TO BE DONE>
Copy the material below verbatim from the line with "Emit a Python" to the line with "from matplotlib.lines import Line2D", both lines included, omitting pictures and every line outside that range.

DATA LISTING>

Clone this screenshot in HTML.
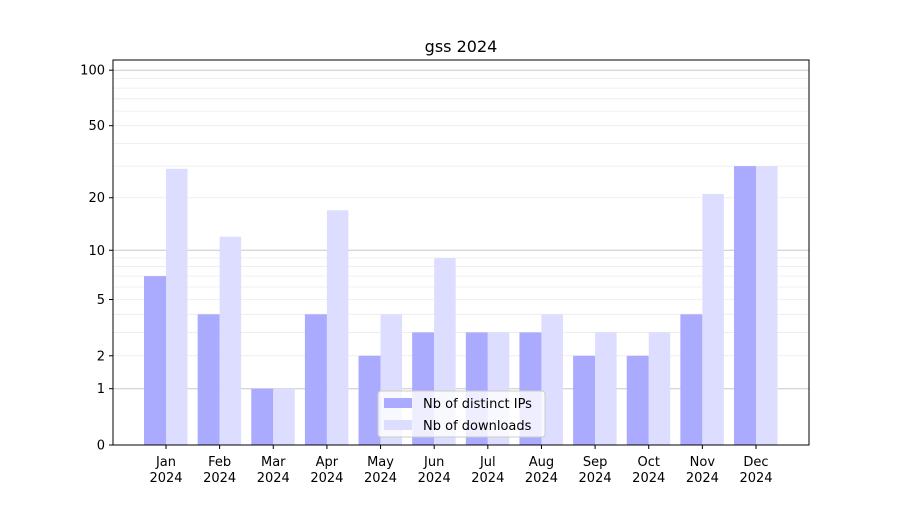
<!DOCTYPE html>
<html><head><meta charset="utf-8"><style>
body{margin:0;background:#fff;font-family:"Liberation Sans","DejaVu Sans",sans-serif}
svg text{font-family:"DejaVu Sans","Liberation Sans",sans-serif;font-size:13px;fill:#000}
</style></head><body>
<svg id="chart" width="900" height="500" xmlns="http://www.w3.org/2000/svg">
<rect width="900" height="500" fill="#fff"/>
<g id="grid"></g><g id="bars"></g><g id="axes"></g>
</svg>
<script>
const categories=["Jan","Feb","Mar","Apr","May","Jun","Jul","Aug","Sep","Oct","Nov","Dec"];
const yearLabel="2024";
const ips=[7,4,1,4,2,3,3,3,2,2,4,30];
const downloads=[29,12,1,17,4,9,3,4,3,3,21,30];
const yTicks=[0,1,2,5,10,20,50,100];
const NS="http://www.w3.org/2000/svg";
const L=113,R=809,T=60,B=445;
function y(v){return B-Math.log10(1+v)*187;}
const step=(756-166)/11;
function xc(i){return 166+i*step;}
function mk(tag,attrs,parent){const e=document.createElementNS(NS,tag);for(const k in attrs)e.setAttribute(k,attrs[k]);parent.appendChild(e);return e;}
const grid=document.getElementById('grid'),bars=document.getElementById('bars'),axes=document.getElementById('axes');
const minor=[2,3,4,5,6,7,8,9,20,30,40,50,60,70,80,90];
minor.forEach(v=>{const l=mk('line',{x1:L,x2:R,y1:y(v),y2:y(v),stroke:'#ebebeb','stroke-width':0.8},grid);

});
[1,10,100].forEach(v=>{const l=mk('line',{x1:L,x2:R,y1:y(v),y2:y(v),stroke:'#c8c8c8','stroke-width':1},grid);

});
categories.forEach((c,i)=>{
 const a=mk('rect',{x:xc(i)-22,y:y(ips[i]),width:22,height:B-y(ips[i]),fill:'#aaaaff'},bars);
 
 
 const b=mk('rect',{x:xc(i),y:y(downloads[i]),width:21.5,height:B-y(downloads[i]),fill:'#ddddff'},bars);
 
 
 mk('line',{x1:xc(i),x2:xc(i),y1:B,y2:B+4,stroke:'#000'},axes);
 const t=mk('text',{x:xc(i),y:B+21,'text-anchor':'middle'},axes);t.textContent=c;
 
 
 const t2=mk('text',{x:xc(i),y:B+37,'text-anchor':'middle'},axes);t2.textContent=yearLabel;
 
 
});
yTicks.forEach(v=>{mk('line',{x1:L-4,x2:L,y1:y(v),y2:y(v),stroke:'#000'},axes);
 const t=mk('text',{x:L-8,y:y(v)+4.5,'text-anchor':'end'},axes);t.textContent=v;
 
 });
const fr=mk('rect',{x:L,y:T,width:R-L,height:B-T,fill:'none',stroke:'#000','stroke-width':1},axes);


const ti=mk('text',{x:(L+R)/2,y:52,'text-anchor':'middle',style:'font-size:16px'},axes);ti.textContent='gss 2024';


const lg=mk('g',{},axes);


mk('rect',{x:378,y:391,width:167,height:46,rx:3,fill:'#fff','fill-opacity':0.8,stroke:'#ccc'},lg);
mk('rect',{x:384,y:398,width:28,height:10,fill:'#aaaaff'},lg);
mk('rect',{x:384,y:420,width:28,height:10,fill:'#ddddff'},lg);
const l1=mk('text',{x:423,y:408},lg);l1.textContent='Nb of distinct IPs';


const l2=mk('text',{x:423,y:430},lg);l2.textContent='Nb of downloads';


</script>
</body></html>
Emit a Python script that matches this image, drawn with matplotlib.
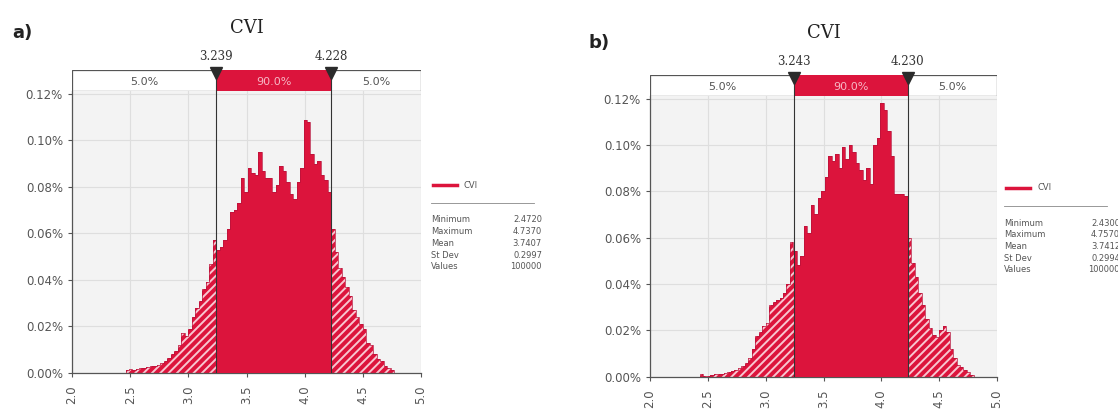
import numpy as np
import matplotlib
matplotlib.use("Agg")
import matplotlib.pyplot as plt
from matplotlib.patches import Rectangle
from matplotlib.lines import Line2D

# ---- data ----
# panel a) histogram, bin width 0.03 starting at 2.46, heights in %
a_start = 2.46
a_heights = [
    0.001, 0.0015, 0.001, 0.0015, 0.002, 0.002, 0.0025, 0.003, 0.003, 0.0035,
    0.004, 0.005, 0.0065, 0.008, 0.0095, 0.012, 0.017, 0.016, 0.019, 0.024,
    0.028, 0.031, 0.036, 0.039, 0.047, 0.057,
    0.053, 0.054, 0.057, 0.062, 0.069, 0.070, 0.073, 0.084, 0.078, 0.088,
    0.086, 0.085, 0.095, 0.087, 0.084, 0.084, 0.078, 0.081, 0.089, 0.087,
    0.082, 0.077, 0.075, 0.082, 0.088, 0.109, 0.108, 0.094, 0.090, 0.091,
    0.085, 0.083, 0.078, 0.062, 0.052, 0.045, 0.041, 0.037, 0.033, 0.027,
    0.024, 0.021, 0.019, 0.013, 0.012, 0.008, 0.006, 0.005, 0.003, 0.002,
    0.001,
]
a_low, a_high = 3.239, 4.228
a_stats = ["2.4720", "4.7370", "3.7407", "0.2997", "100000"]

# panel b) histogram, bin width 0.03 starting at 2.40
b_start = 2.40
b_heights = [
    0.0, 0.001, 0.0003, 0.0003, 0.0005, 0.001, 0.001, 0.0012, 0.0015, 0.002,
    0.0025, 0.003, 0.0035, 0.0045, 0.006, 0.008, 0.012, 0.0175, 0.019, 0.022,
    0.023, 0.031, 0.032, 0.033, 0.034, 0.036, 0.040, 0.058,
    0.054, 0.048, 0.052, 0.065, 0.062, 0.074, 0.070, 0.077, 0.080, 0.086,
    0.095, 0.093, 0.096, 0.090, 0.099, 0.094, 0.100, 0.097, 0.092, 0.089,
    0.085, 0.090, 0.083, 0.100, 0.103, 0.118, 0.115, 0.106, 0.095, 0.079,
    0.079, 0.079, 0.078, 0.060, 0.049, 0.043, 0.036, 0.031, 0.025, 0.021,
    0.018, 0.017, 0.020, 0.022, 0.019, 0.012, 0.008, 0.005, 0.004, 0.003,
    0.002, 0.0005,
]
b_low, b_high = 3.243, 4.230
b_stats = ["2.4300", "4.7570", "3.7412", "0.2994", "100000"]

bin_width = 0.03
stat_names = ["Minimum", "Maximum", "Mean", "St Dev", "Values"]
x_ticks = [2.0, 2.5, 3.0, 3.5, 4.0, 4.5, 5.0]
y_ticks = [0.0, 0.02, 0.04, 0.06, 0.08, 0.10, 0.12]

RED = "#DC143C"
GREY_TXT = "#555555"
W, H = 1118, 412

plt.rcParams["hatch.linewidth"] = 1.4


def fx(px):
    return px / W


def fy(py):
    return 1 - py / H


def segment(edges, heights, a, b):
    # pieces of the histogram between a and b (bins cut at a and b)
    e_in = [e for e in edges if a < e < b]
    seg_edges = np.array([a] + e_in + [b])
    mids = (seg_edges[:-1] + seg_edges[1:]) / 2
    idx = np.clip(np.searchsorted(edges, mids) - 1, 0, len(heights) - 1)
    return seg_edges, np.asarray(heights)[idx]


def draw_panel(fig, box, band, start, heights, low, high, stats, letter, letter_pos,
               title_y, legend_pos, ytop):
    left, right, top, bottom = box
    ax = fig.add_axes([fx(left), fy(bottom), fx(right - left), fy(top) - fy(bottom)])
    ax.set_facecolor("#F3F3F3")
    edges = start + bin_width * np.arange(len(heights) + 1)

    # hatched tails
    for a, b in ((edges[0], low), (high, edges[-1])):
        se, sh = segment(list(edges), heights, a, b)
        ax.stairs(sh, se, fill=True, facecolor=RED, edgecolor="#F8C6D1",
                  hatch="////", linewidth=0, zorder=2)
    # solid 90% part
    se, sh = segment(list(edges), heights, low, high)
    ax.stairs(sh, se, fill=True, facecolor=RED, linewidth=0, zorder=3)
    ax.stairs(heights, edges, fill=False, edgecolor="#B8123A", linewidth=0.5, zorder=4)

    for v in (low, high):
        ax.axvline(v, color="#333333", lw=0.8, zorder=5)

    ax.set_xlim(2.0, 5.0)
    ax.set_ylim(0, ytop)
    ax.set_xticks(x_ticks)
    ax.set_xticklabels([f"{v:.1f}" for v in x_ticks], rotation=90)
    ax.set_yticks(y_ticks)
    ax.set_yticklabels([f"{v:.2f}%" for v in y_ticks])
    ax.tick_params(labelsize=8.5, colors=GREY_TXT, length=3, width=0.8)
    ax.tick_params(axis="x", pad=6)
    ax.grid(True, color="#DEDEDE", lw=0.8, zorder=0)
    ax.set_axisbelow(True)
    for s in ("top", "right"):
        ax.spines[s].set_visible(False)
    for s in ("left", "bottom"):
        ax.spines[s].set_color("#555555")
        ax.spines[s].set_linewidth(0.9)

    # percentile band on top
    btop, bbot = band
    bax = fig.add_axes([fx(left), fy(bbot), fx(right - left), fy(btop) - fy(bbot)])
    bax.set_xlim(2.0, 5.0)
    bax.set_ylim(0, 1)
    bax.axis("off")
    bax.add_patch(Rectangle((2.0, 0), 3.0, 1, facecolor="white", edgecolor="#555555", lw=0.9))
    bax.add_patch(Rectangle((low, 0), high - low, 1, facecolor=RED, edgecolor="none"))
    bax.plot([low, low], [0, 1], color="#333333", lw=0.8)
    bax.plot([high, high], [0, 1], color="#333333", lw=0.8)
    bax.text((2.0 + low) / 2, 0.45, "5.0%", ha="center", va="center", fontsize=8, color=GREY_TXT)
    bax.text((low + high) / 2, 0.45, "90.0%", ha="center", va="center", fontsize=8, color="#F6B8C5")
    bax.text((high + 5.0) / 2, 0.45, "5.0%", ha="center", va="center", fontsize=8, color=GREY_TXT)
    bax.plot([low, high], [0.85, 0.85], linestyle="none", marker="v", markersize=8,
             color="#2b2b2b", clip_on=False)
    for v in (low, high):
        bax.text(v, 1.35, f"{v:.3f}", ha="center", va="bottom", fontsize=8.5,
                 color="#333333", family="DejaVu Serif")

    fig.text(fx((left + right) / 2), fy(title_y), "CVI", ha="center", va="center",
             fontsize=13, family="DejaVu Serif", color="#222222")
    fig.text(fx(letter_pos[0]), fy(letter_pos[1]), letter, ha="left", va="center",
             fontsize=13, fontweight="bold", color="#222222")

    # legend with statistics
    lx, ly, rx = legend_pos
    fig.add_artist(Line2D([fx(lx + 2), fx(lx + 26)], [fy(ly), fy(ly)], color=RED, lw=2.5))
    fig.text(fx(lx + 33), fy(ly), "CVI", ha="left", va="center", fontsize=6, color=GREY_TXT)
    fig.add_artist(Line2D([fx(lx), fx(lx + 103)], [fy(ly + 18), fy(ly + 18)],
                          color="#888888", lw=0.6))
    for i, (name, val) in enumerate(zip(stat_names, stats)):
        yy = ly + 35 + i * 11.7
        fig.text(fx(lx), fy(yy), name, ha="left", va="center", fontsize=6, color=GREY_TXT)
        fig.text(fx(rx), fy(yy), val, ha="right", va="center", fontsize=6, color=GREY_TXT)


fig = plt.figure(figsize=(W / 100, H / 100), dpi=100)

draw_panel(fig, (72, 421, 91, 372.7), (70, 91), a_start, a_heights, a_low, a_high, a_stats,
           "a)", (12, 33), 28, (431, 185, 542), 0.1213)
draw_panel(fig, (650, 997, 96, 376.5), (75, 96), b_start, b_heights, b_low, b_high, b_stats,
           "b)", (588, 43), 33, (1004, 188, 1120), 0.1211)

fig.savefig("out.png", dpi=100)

ANSWER TO THE PROBLEM>
Emit a Python script that matches this image, drawn with matplotlib.
import numpy as np
import matplotlib
matplotlib.use("Agg")
import matplotlib.pyplot as plt
from matplotlib.patches import Rectangle
from matplotlib.lines import Line2D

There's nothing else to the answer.